There was an error in the first version of this answer. In fact, there was also a fundamental error in the second version (it holds that $L^\infty\subseteq L^1$, but this means $\Vert f\Vert_{L^1}\leq\Vert f\Vert_{L^\infty}$ and not the other way round as the inclusion suggests. I am really sorry for the confusion. I should have paid more attention!)
Note that condition 3 implies condition 2, so we can get rid of one of them. Instead we need that $K$ is essentially bounded, I suppose, i.e., $K\leq C$ for some $C>0$ Lebesgue-almost everywhere. Then the answer I provided is correct. Otherwise there should be a counter example (I couldn't come up with one, but it should be clear that we need a $K$ with $K(z)\geq C$ for $z\in A$ for measurable $A\subset\mathbb R$. Then $$\int_{\mathbb R} K(z)^2z^2\,\mathrm dx = \int_{A}K(z)^2z^2\,\mathrm dz + \underbrace{\int_{\mathbb R\setminus A}K(z)^2z^2\,\mathrm dz}_{\leq M<\infty}.$$
So on this set $A$ we must have that the integral over $K(z)^2z^2$ diverges, while the integral over $K(z)^2$ and $K(z)z^3$ converge. A good choice fo $A$ may be the some neighborhood of $0$ with $K$ being some function of the reciprocal of $z$. However, I found it to be difficult to derive an explicit expression for $K$ as the $z$ terms drive the expression to zero while the reciprocal drives the expression to infinity. A careful choice that balances both is hence necessary).
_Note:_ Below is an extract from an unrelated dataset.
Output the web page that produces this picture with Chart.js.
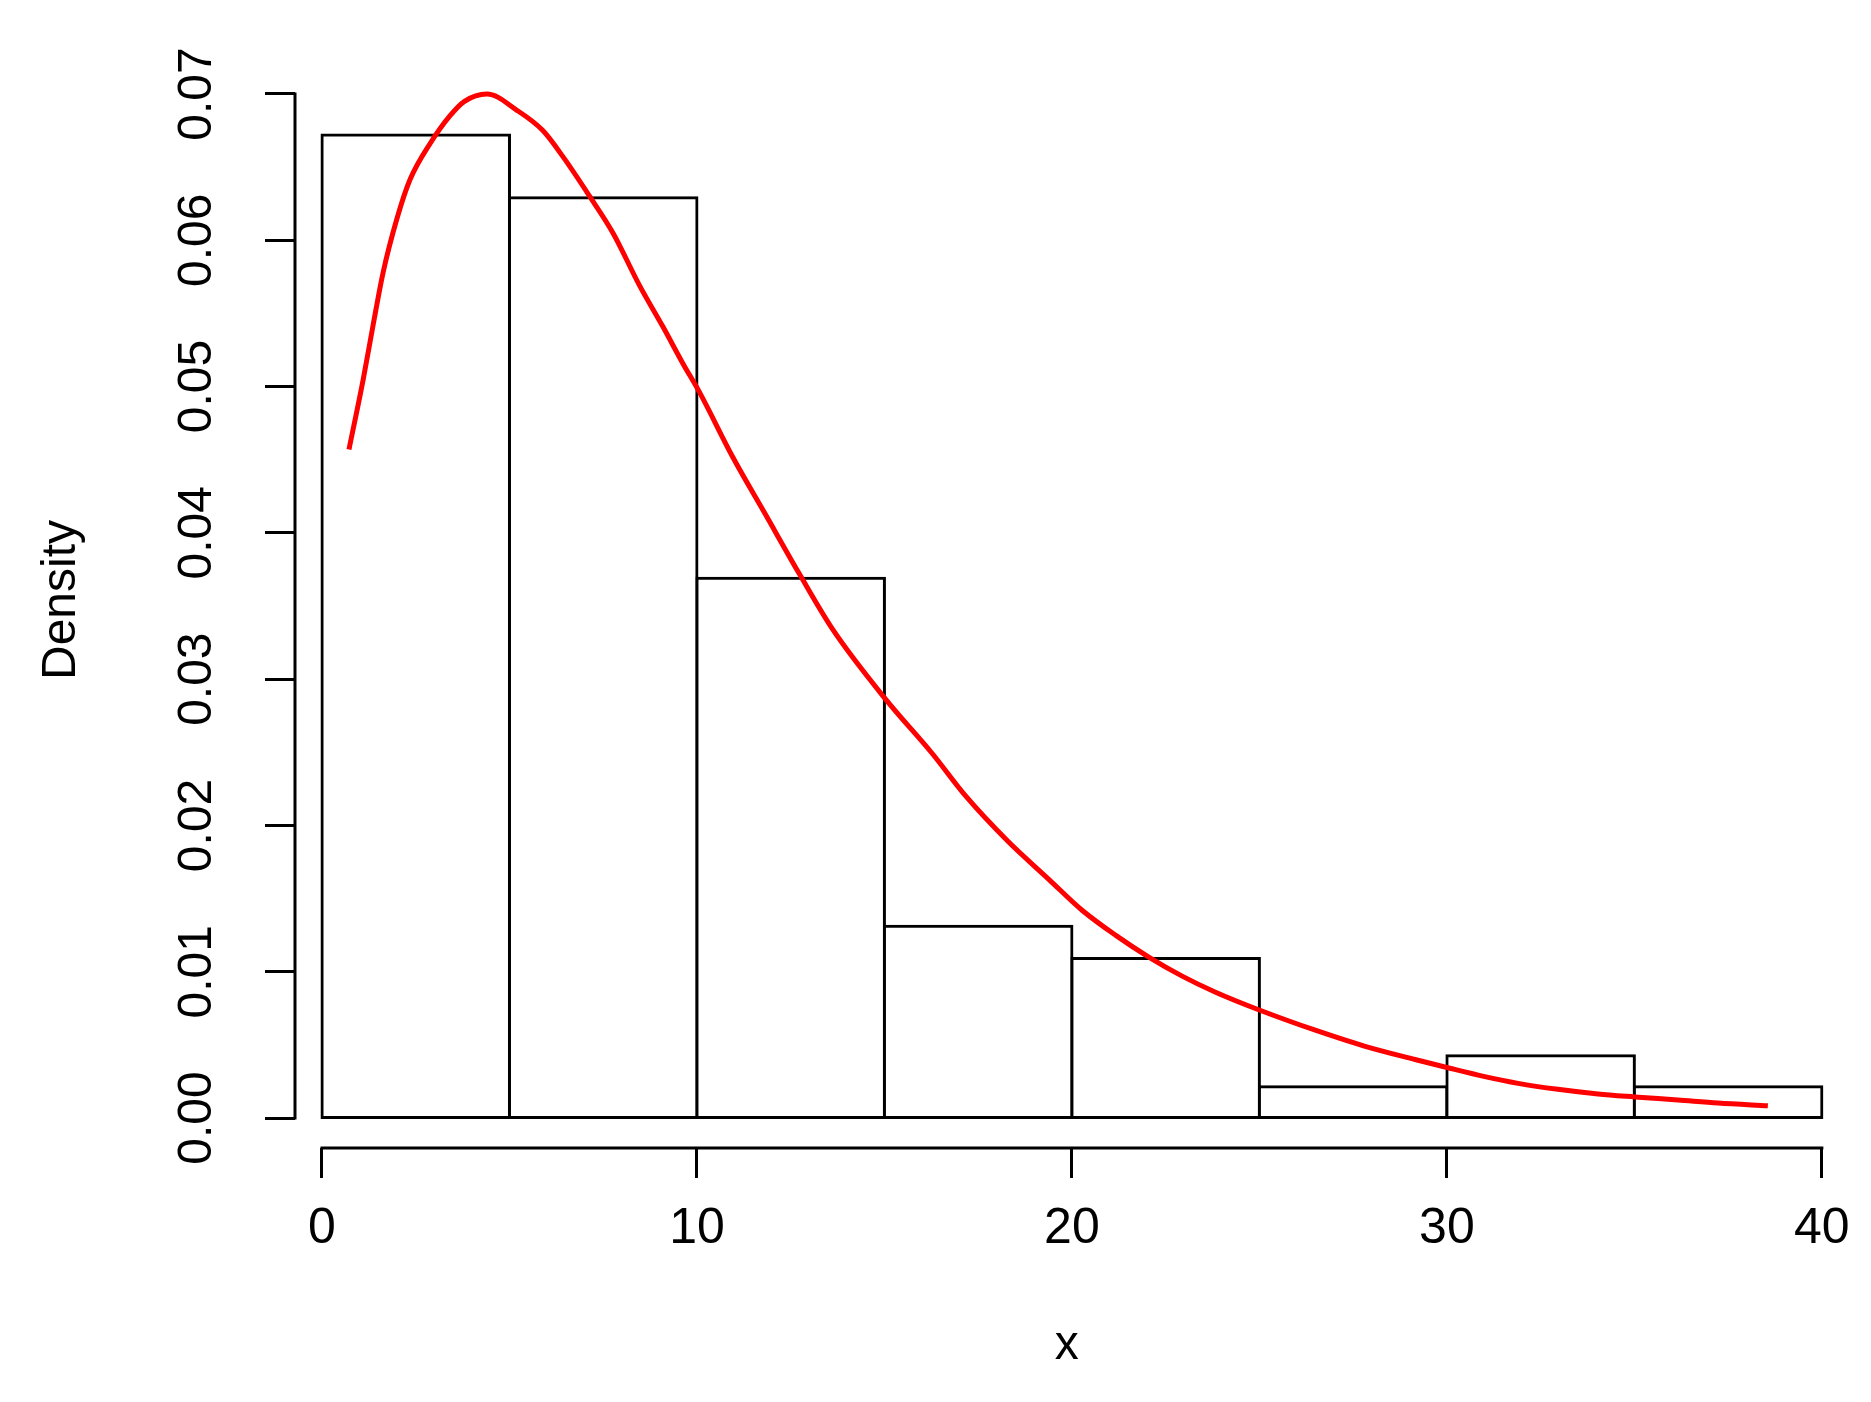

If you are willing to assume that $\Vert K\Vert_{L^\infty}< \infty$, then the original answer applies:
$$\int z^2 K(z)^2\,\mathrm dz \leq \Vert g\Vert_{L^1}\Vert K\Vert_{L^\infty}$$ according to Hölder inequality, where
- $g(z) = K(z)z^2$,
- $\Vert f\Vert_{L^1} := \int \vert f\vert\,\mathrm dx$
- $\Vert f\Vert_{L^\infty} := \inf\{C\geq 0 : \text{$\vert f\vert \leq C$ Lebesgue-almost everywhere}\}.$
The third assumption gives $\Vert g\Vert_{L^1}<\infty$ and $\Vert K\Vert_{L^\infty}<\infty$ has to be assumed.